Re: Degradation of availability when using NTS and RF > number of racks

2023-03-07 Thread Miklosovic, Stefan
Thanks everybody for the feedback.

I think that emitting a warning upon keyspace creation (and alteration) should 
be enough for starters. If somebody can not live without 100% bullet proof 
solution over time we might choose some approach from the offered ones. As the 
saying goes there is no silver bullet. If we decide to implement that new 
strategy, we would probably emit warnings anyway on NTS but it would be already 
done so just new strategy would be provided.


From: Paulo Motta 
Sent: Monday, March 6, 2023 17:48
To: [email protected]
Subject: Re: Degradation of availability when using NTS and RF > number of racks

NetApp Security WARNING: This is an external email. Do not click links or open 
attachments unless you recognize the sender and know the content is safe.

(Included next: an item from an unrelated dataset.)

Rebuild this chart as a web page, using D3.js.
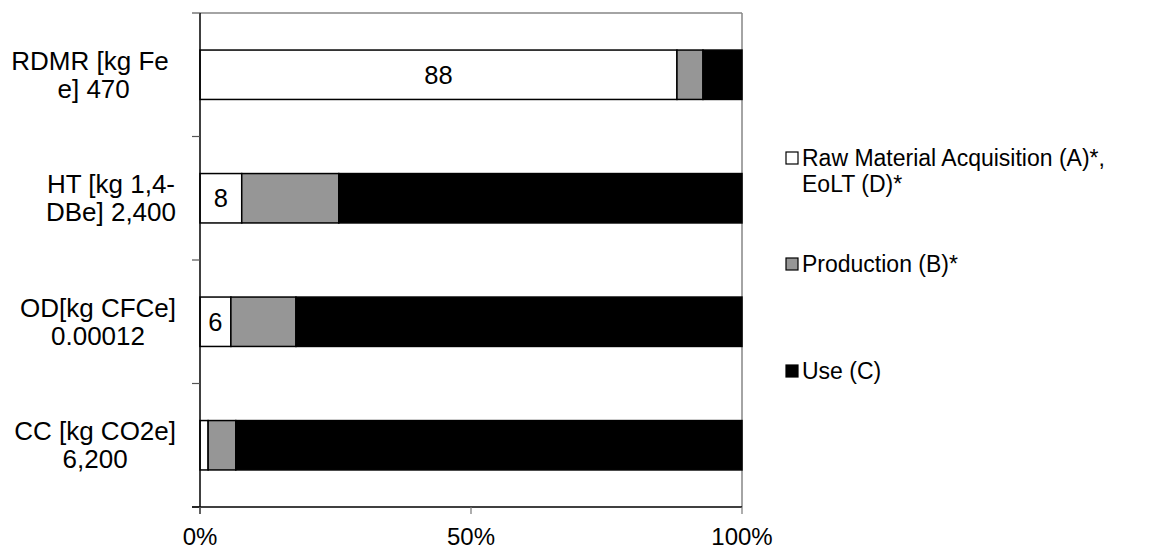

It's a bit unfortunate that NTS does not maintain the ability to lose a rack 
without loss of quorum for RF > #racks > 2, since this can be easily achieved 
by evenly placing replicas across all racks.

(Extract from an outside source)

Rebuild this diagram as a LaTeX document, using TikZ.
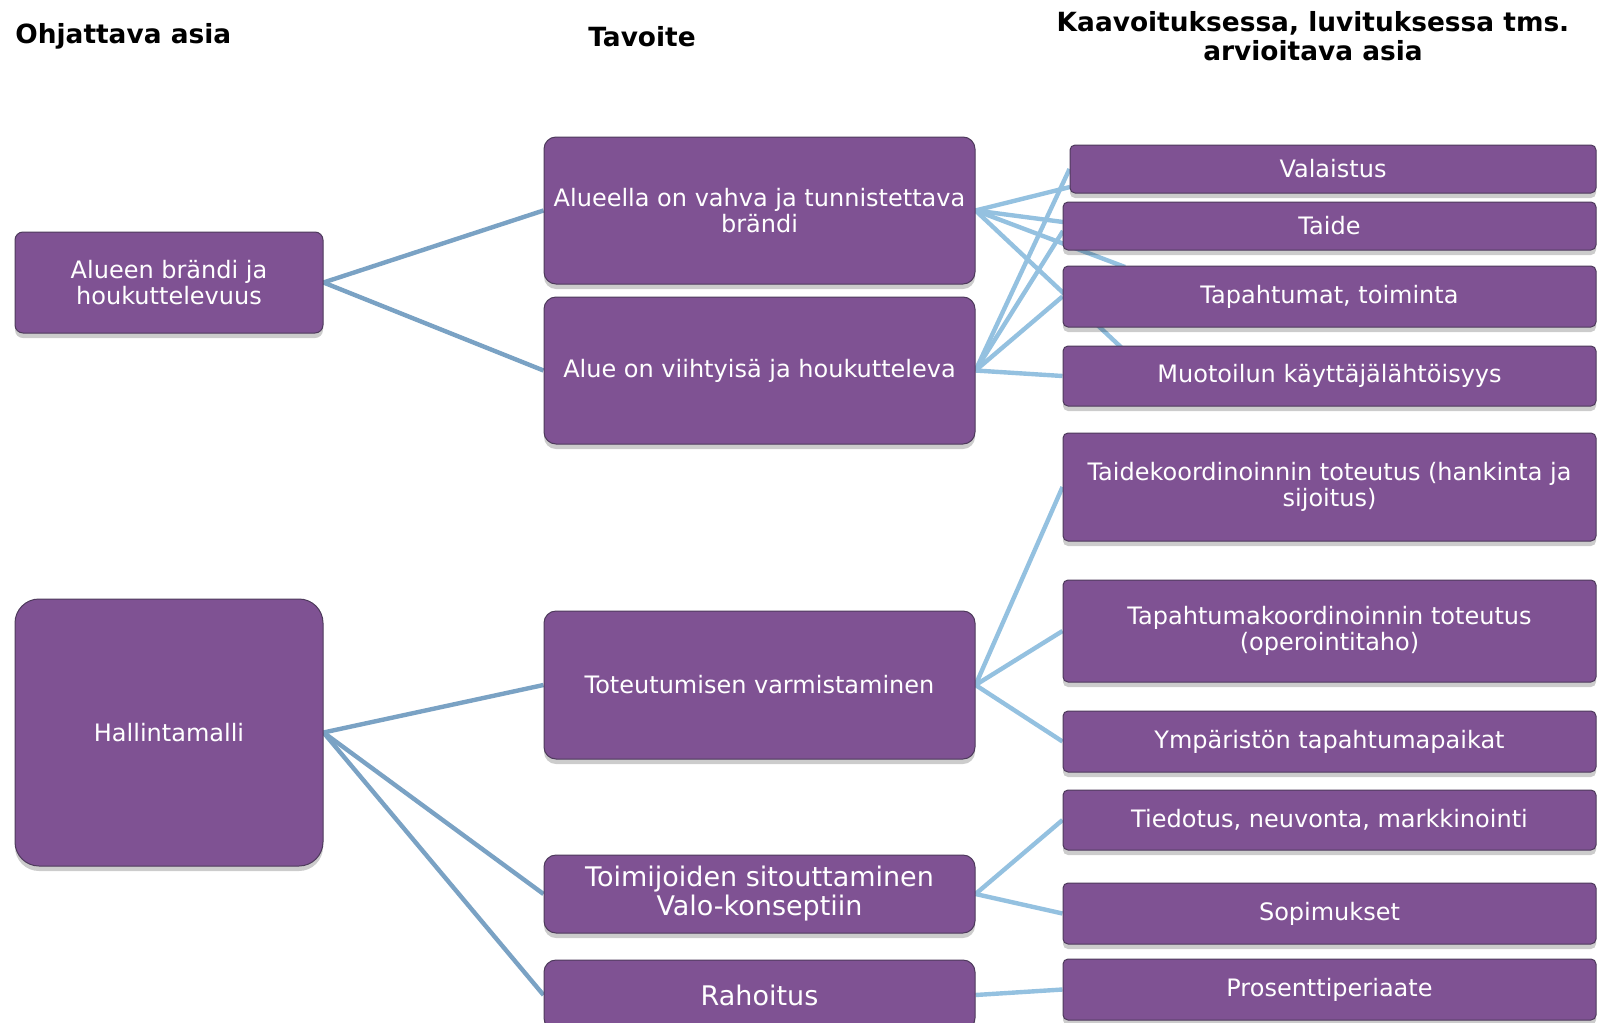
\documentclass[tikz,border=0pt]{standalone}
\usepackage{fontspec}
\setmainfont{DejaVu Sans}
\usetikzlibrary{shadows,backgrounds}
\definecolor{boxfill}{RGB}{127,82,147}
\definecolor{boxline}{RGB}{78,58,92}
\definecolor{linkA}{RGB}{122,162,196}
\definecolor{linkB}{RGB}{148,193,224}
\begin{document}
\begin{tikzpicture}[x=0.5pt,y=-0.5pt,
  box/.style={draw=boxline, line width=0.5pt, fill=boxfill, text=white, align=center,
    font=\fontsize{12}{13}\selectfont, inner sep=0pt,
    drop shadow={shadow xshift=0pt, shadow yshift=-2.5pt, opacity=0.2, fill=black}},
  bigtxt/.style={font=\fontsize{13.5}{14.5}\selectfont},
  midbox/.style={box, minimum width=215.5pt, rounded corners=6pt},
  rbox/.style={box, minimum width=266.5pt, rounded corners=2.5pt},
  head/.style={font=\bfseries\fontsize{13.2}{14.3}\selectfont, align=center, inner sep=0pt},
  linka/.style={draw=linkA, line width=2.2pt},
  linkb/.style={draw=linkB, line width=2.2pt}]
\useasboundingbox (0,0) rectangle (1602,1023);
% headers
\node[head, anchor=west] (h1) at (15,36) {Ohjattava asia};
\node[head] (h2) at (642,37) {Tavoite};
\node[head] (h3) at (1313,36) {Kaavoituksessa, luvituksessa tms.\\arvioitava asia};
% left column
\node[box, minimum width=154pt, minimum height=50.5pt, rounded corners=4pt] (alueen) at (169,282.5) {Alueen brändi ja\\houkuttelevuus};
\node[box, minimum width=154pt, minimum height=133.5pt, rounded corners=12pt] (hallinta) at (169,732.5) {Hallintamalli};
% middle column
\node[midbox, minimum height=73.5pt] (alueella) at (759.5,210.5) {Alueella on vahva ja tunnistettava\\brändi};
\node[midbox, minimum height=73.5pt] (viihty) at (759.5,370.5) {Alue on viihtyisä ja houkutteleva};
\node[midbox, minimum height=74pt] (toteut) at (759.5,685) {Toteutumisen varmistaminen};
\node[midbox, minimum height=39pt, bigtxt] (toimij) at (759.5,894) {Toimijoiden sitouttaminen\\Valo-konseptiin};
\node[midbox, minimum height=35pt, bigtxt] (rahoitus) at (759.5,995) {Rahoitus};
% right column
\node[rbox, minimum width=263pt, minimum height=24pt] (valaistus) at (1333,169) {Valaistus};
\node[rbox, minimum height=24pt] (taide) at (1329.5,226) {Taide};
\node[rbox, minimum height=30.5pt] (tapaht) at (1329.5,296.5) {Tapahtumat, toiminta};
\node[rbox, minimum height=30pt] (muotoilu) at (1329.5,376) {Muotoilun käyttäjälähtöisyys};
\node[rbox, minimum height=54pt] (taidek) at (1329.5,487) {Taidekoordinoinnin toteutus (hankinta ja\\sijoitus)};
\node[rbox, minimum height=51pt] (tapahk) at (1329.5,631) {Tapahtumakoordinoinnin toteutus\\(operointitaho)};
\node[rbox, minimum height=30.5pt] (ympar) at (1329.5,741.5) {Ympäristön tapahtumapaikat};
\node[rbox, minimum height=30pt] (tiedotus) at (1329.5,820) {Tiedotus, neuvonta, markkinointi};
\node[rbox, minimum height=30.5pt] (sopim) at (1329.5,913.5) {Sopimukset};
\node[rbox, minimum height=30.5pt] (prosentti) at (1329.5,989.5) {Prosenttiperiaate};
% free ends of the top connectors
\coordinate (aVal) at (1070,187);
\coordinate (aTai) at (1063,222);
\coordinate (aTap) at (1125,267);
\coordinate (aMuo) at (1124,350);
\coordinate (bTai) at (1063,231);
\begin{scope}[on background layer]
\fill[white] (0,0) rectangle (1602,1023);
\draw[linka] (alueen.east) -- (alueella.west);
\draw[linka] (alueen.east) -- (viihty.west);
\draw[linka] (hallinta.east) -- (toteut.west);
\draw[linka] (hallinta.east) -- (toimij.west);
\draw[linka] (hallinta.east) -- (rahoitus.west);
\draw[linkb] (alueella.east) -- (aVal);
\draw[linkb] (alueella.east) -- (aTai);
\draw[linkb] (alueella.east) -- (aTap);
\draw[linkb] (alueella.east) -- (aMuo);
\draw[linkb] (viihty.east) -- (valaistus.west);
\draw[linkb] (viihty.east) -- (bTai);
\draw[linkb] (viihty.east) -- (tapaht.west);
\draw[linkb] (viihty.east) -- (muotoilu.west);
\draw[linkb] (toteut.east) -- (taidek.west);
\draw[linkb] (toteut.east) -- (tapahk.west);
\draw[linkb] (toteut.east) -- (ympar.west);
\draw[linkb] (toimij.east) -- (tiedotus.west);
\draw[linkb] (toimij.east) -- (sopim.west);
\draw[linkb] (rahoitus.east) -- (prosentti.west);
\end{scope}
\end{tikzpicture}
\end{document}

Since RackAwareTopologyStrategy is a superset of NetworkTopologyStrategy, can't 
we just use the new correct placement logic for newly created keyspaces instead 
of having a new strategy?

The placement logic would be backwards-compatible for RF <= #racks. On upgrade, 
we could mark existing keyspaces with RF > #racks with 
use_legacy_replica_placement=true to maintain backwards compatibility and log a 
warning that the rack loss guarantee is not maintained for keyspaces created 
before the fix. Old keyspaces with RF <=#racks would still work with the new 
replica placement. The downside is that we would need to keep the old NTS logic 
around, or we could eventually deprecate it and require users to migrate 
keyspaces using the legacy placement strategy.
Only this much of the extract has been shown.